On the Axiom That the People Must Have a Religion

Thus is established this axiom that the people must have a religion, an axiom which flatters the vanity of those who repeat it, because in repeating it, they separate themselves from this people for whom a religion is necessary.

[170] This axiom is false in itself, insofar as it implies that religion is more necessary for the working-class part of society than for the leisured and opulent classes. If religion is necessary, it is equally so for all men and for all levels of education. The crimes of the poor and uneducated are of a more violent and terrible character, but at the same time they are easier to detect and curb. The law encompasses them, recognizes them, and represses them, easily, because these crimes offend it in a direct way. The corruption of the upper classes is more nuanced and diversified. It slips away from positive laws, mocking their spirit as it eludes their letter, opposing them moreover with wealth, influence, and power. What bizarre reasoning! The poor man can do nothing. He is surrounded by obstacles, tied down by all manner of bonds. He has neither protectors nor supports. He can commit an isolated crime, but everything takes up arms against him as soon as he is in the wrong. He does not find in his judges, drawn always from a hostile class, any consideration for him, nor any chance of impunity in his connections, which are as powerless as he. His conduct never influences the general lot of the society he belongs to. And you want the mysterious protection of religion against him alone. The rich man, on the contrary, is judged by his peers and allies. The punishments they inflict on him always more or less rebound on them. Society lavishes support on him. All material and moral opportunities are his solely as a result of wealth. He can influence things far off. He can overthrow or corrupt. And this is the powerful and fortunate being you want to set free from the yoke which it seems to you indispensable to bring to bear heavily on a weak and helpless one.

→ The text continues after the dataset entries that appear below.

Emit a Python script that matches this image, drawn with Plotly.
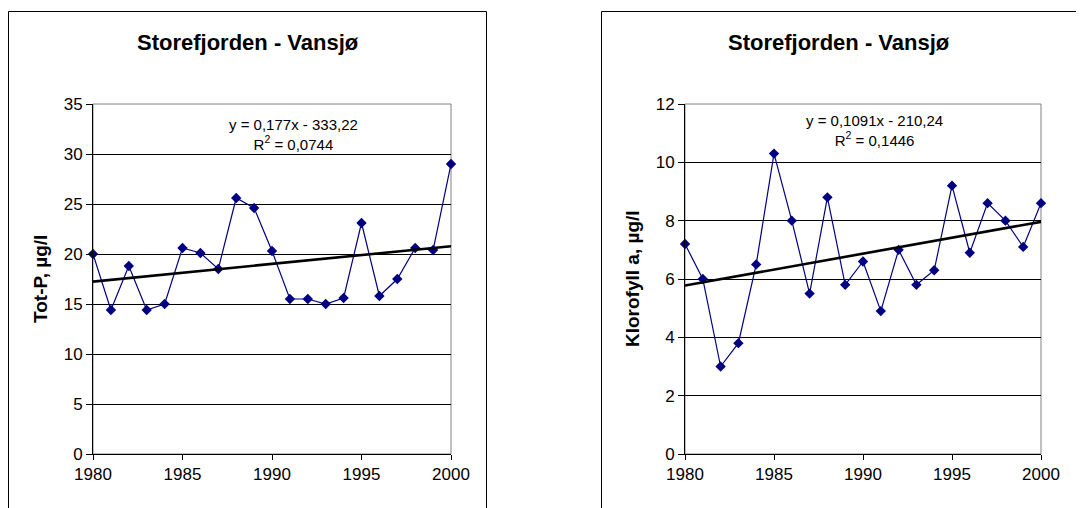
import plotly.graph_objects as go

years = list(range(1980, 2001))
tot_p = [20.0, 14.4, 18.8, 14.4, 15.0, 20.6, 20.1, 18.5, 25.6, 24.6, 20.3,
         15.5, 15.5, 15.0, 15.6, 23.1, 15.8, 17.5, 20.6, 20.4, 29.0]
klorofyll = [7.2, 6.0, 3.0, 3.8, 6.5, 10.3, 8.0, 5.5, 8.8, 5.8, 6.6,
             4.9, 7.0, 5.8, 6.3, 9.2, 6.9, 8.6, 8.0, 7.1, 8.6]
trend_p = (0.177, -333.22)
trend_k = (0.1091, -210.24)
title_text = "Storefjorden - Vansjø"
eq_p = "y = 0,177x - 333,22<br>R<sup>2</sup> = 0,0744"
eq_k = "y = 0,1091x - 210,24<br>R<sup>2</sup> = 0,1446"
ylab_p = "Tot-P, µg/l"
ylab_k = "Klorofyll a, µg/l"

W, H = 1084, 508
OFF = 8  # page body margin
FONT = "Liberation Sans, Arial, sans-serif"
NAVY = "#000080"

def px(x):
    return (x - OFF) / W

def py(y):
    return 1 - (y - OFF) / H

fig = go.Figure()

# data traces
fig.add_trace(go.Scatter(x=years, y=tot_p, mode="lines+markers",
                         line=dict(color=NAVY, width=1.2),
                         marker=dict(symbol="diamond", size=8, color=NAVY),
                         cliponaxis=False, xaxis="x", yaxis="y", showlegend=False))
fig.add_trace(go.Scatter(x=years, y=klorofyll, mode="lines+markers",
                         line=dict(color=NAVY, width=1.2),
                         marker=dict(symbol="diamond", size=8, color=NAVY),
                         cliponaxis=False, xaxis="x2", yaxis="y2", showlegend=False))

# trend lines
xs = [years[0], years[-1]]
fig.add_trace(go.Scatter(x=xs, y=[trend_p[0] * x + trend_p[1] for x in xs], mode="lines",
                         line=dict(color="black", width=2.6), cliponaxis=False,
                         xaxis="x", yaxis="y", showlegend=False))
fig.add_trace(go.Scatter(x=xs, y=[trend_k[0] * x + trend_k[1] for x in xs], mode="lines",
                         line=dict(color="black", width=2.6), cliponaxis=False,
                         xaxis="x2", yaxis="y2", showlegend=False))

ydom = [py(454), py(104)]
xaxis_common = dict(range=[1980, 2000], tick0=1980, dtick=5, showgrid=False,
                    showline=True, linecolor="black", linewidth=1,
                    ticks="outside", ticklen=5, tickcolor="black",
                    tickfont=dict(family=FONT, size=17, color="black"),
                    zeroline=False, fixedrange=True, automargin=False)
yaxis_common = dict(showgrid=True, gridcolor="#000000", gridwidth=1,
                    showline=True, linecolor="black", linewidth=1,
                    ticks="outside", ticklen=6, tickcolor="black",
                    tickfont=dict(family=FONT, size=17, color="black"),
                    zeroline=False, fixedrange=True, automargin=False)

fig.update_layout(
    width=W, height=H,
    margin=dict(l=0, r=0, t=0, b=0, pad=0, autoexpand=False),
    paper_bgcolor="white", plot_bgcolor="white",
    xaxis=dict(domain=[px(93), px(451)], anchor="y", **xaxis_common),
    yaxis=dict(domain=ydom, anchor="x", range=[0, 35], dtick=5, **yaxis_common),
    xaxis2=dict(domain=[px(685), px(1041)], anchor="y2", **xaxis_common),
    yaxis2=dict(domain=ydom, anchor="x2", range=[0, 12], dtick=2, **yaxis_common),
    showlegend=False,
)

# plot area borders (gray) and chart area borders (black)
shapes = []
for xr, yr in (("x domain", "y domain"), ("x2 domain", "y2 domain")):
    shapes.append(dict(type="rect", xref=xr, yref=yr, x0=0, x1=1, y0=0, y1=1,
                       line=dict(color="#808080", width=1), layer="below"))
shapes.append(dict(type="rect", xref="paper", yref="paper",
                   x0=px(8.5), x1=px(486.5), y0=py(530), y1=py(11.5),
                   line=dict(color="black", width=1), layer="below"))
shapes.append(dict(type="rect", xref="paper", yref="paper",
                   x0=px(601.5), x1=px(1110), y0=py(530), y1=py(11.5),
                   line=dict(color="black", width=1), layer="below"))
fig.update_layout(shapes=shapes)

annotations = [
    dict(text="<b>" + title_text + "</b>", x=px(248), y=py(43), xref="paper", yref="paper",
         showarrow=False, xanchor="center", yanchor="middle",
         font=dict(family=FONT, size=22, color="black")),
    dict(text="<b>" + title_text + "</b>", x=px(839), y=py(43), xref="paper", yref="paper",
         showarrow=False, xanchor="center", yanchor="middle",
         font=dict(family=FONT, size=22, color="black")),
    dict(text="<b>" + ylab_p + "</b>", x=px(40), y=py(279), xref="paper", yref="paper",
         showarrow=False, xanchor="center", yanchor="middle", textangle=-90,
         font=dict(family=FONT, size=19, color="black")),
    dict(text="<b>" + ylab_k + "</b>", x=px(632), y=py(279), xref="paper", yref="paper",
         showarrow=False, xanchor="center", yanchor="middle", textangle=-90,
         font=dict(family=FONT, size=19, color="black")),
    dict(text=eq_p, x=px(293), y=py(134), xref="paper", yref="paper",
         showarrow=False, xanchor="center", yanchor="middle", align="center",
         font=dict(family=FONT, size=15, color="black")),
    dict(text=eq_k, x=px(874), y=py(130), xref="paper", yref="paper",
         showarrow=False, xanchor="center", yanchor="middle", align="center",
         font=dict(family=FONT, size=15, color="black")),
]
fig.update_layout(annotations=annotations)

fig.write_html("out.html")
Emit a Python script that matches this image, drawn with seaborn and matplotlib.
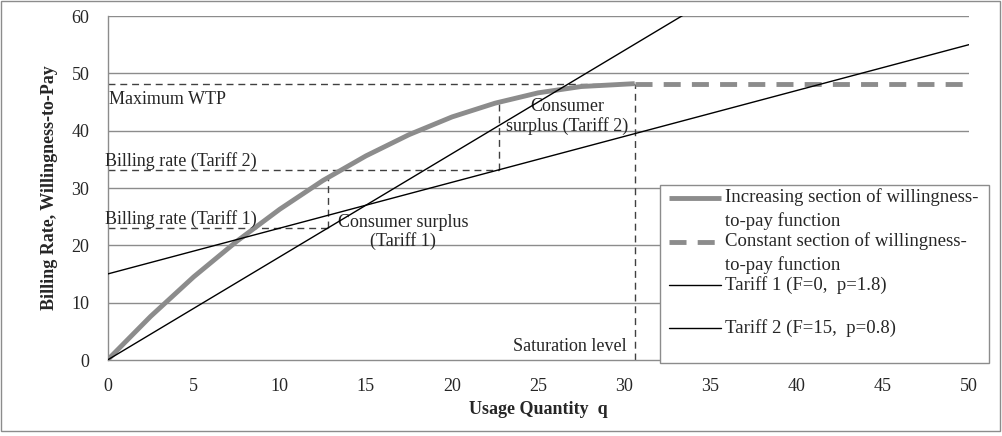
import seaborn as sns
import matplotlib.pyplot as plt
from matplotlib.patches import Rectangle
from matplotlib.lines import Line2D
from matplotlib.legend_handler import HandlerLine2D

# willingness-to-pay curve
wtp_q = [0, 2.5, 5, 7.5, 10, 12.5, 15, 17.5, 20, 22.5, 25, 27.5, 30.6]
wtp_value = [0, 7.6, 14.5, 20.7, 26.3, 31.3, 35.6, 39.3, 42.4, 44.8, 46.6, 47.7, 48.2]

# constant section after saturation
const_q = [30.6, 50]
const_value = [48.2, 48.2]

# tariffs (straight lines)
tariff1_q = [0, 35]
tariff1_value = [0, 63]
tariff2_q = [0, 50]
tariff2_value = [15, 55]

# guide values
q_t1, billing_t1, wtp_t1 = 12.8, 23.1, 32.0
q_t2, billing_t2, wtp_t2 = 22.7, 33.2, 44.7
q_sat, max_wtp = 30.6, 48.2

x_ticks = list(range(0, 51, 5))
y_ticks = list(range(0, 61, 10))

# every legend entry takes two lines, like in the excel chart
labels = ["Increasing section of willingness-\nto-pay function",
          "Constant section of willingness-\nto-pay function",
          "Tariff 1 (F=0,  p=1.8)\n ",
          "Tariff 2 (F=15,  p=0.8)\n "]


class TopLineHandler(HandlerLine2D):
    # put the legend line next to the first text line, and indent it a bit
    def create_artists(self, legend, orig_handle, xdescent, ydescent, width, height, fontsize, trans):
        arts = super().create_artists(legend, orig_handle, xdescent, ydescent, width, height, fontsize, trans)
        for a in arts:
            a.set_ydata([y + 0.61 * fontsize for y in a.get_ydata()])
            xd = list(a.get_xdata())
            xd[0] = xd[0] + 5
            a.set_xdata(xd)
        return arts


sns.set_style("white")
plt.rcParams['font.family'] = ['Liberation Serif', 'DejaVu Serif']
plt.rcParams['font.size'] = 13

gray = '#8c8c8c'
guide = '#404040'

fig = plt.figure(figsize=(10.02, 4.36), dpi=100)
ax = fig.add_axes([0.1073, 0.1743, 0.8597, 0.789])

# horizontal gridlines
for y in y_ticks[1:]:
    ax.axhline(y, color=gray, lw=1, zorder=0)

sns.lineplot(x=wtp_q, y=wtp_value, ax=ax, color=gray, lw=3.5, label=labels[0],
             solid_capstyle='butt', zorder=3)
sns.lineplot(x=const_q, y=const_value, ax=ax, color=gray, lw=3.5, label=labels[1],
             linestyle=(0, (3.5, 2.3)), zorder=3)
sns.lineplot(x=tariff1_q, y=tariff1_value, ax=ax, color='black', lw=1, label=labels[2], zorder=4)
sns.lineplot(x=tariff2_q, y=tariff2_value, ax=ax, color='black', lw=1, label=labels[3], zorder=4)

# dashed guide lines
dash = (0, (5, 3.5))
ax.plot([0, q_t1], [billing_t1, billing_t1], color=guide, lw=1, linestyle=dash)
ax.plot([q_t1, q_t1], [billing_t1, wtp_t1], color=guide, lw=1, linestyle=dash)
ax.plot([0, q_t2], [billing_t2, billing_t2], color=guide, lw=1, linestyle=dash)
ax.plot([q_t2, q_t2], [billing_t2, wtp_t2], color=guide, lw=1, linestyle=dash)
ax.plot([0, q_sat], [max_wtp, max_wtp], color=guide, lw=1, linestyle=dash)
ax.plot([q_sat, q_sat], [0, max_wtp], color=guide, lw=1, linestyle=dash)

# annotations
ax.text(0.1, 45.5, "Maximum WTP", ha='left', va='center')
ax.text(-0.15, billing_t2, "Billing rate (Tariff 2)", ha='left', va='bottom')
ax.text(-0.15, billing_t1, "Billing rate (Tariff 1)", ha='left', va='bottom')
ax.text(17.15, 22.35, "Consumer surplus\n(Tariff 1)", ha='center', va='center', linespacing=1.1)
ax.text(26.7, 42.5, "Consumer\nsurplus (Tariff 2)", ha='center', va='center', linespacing=1.15)
ax.text(30.13, 2.3, "Saturation level", ha='right', va='center')

ax.set_xlim(0, 50)
ax.set_ylim(0, 60)
ax.set_xticks(x_ticks)
ax.set_yticks(y_ticks)
ax.tick_params(axis='both', direction='out', length=5, width=1, color=gray, pad=8, labelsize=13)

for side in ['top', 'right']:
    ax.spines[side].set_visible(False)
for side in ['left', 'bottom']:
    ax.spines[side].set_color(gray)
    ax.spines[side].set_linewidth(1)

ax.set_xlabel("Usage Quantity  q", fontweight='bold', fontsize=13, labelpad=4)
ax.set_ylabel("Billing Rate, Willingness-to-Pay", fontweight='bold', fontsize=13, labelpad=10)

leg = ax.legend(loc='lower left', bbox_to_anchor=(0.641, -0.008, 0.382, 0.502), mode='expand',
                borderaxespad=0, frameon=True, fancybox=False, framealpha=1,
                edgecolor=gray, handlelength=3.1, handletextpad=0.25, borderpad=0.15,
                labelspacing=0.12, fontsize=13.5, handler_map={Line2D: TopLineHandler()})
for t in leg.get_texts():
    t.set_linespacing(1.44)
leg.get_frame().set_linewidth(1)
leg.set_zorder(5)

# outer chart border
fig.patches.append(Rectangle((1 / 1002, 5 / 436), 999 / 1002, 430 / 436, transform=fig.transFigure,
                             fill=False, edgecolor=gray, lw=1))

fig.savefig("out.png", dpi=100)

I say all this within the standard hypothesis that religion is valuable above all in its reinforcing the penal laws. This is not my opinion, however. I place religion higher. I do not see it at all as a supplement to the gallows or the wheel. There is a common morality, based on calculation, interest, and security, which can, I think, at a pinch do without religion. It can do without it in the case of the rich man because he thinks, and in the case of the poor man because the law terrifies him, and besides, all his activities being laid out in advance, the habit of constant work produces the same result as reflection in his life. But woe betide the people who have only this common morality! It is for the creation of a more elevated [171] morality that religion seems desirable to me. I do not invoke it to repress gross crimes but to ennoble all the virtues.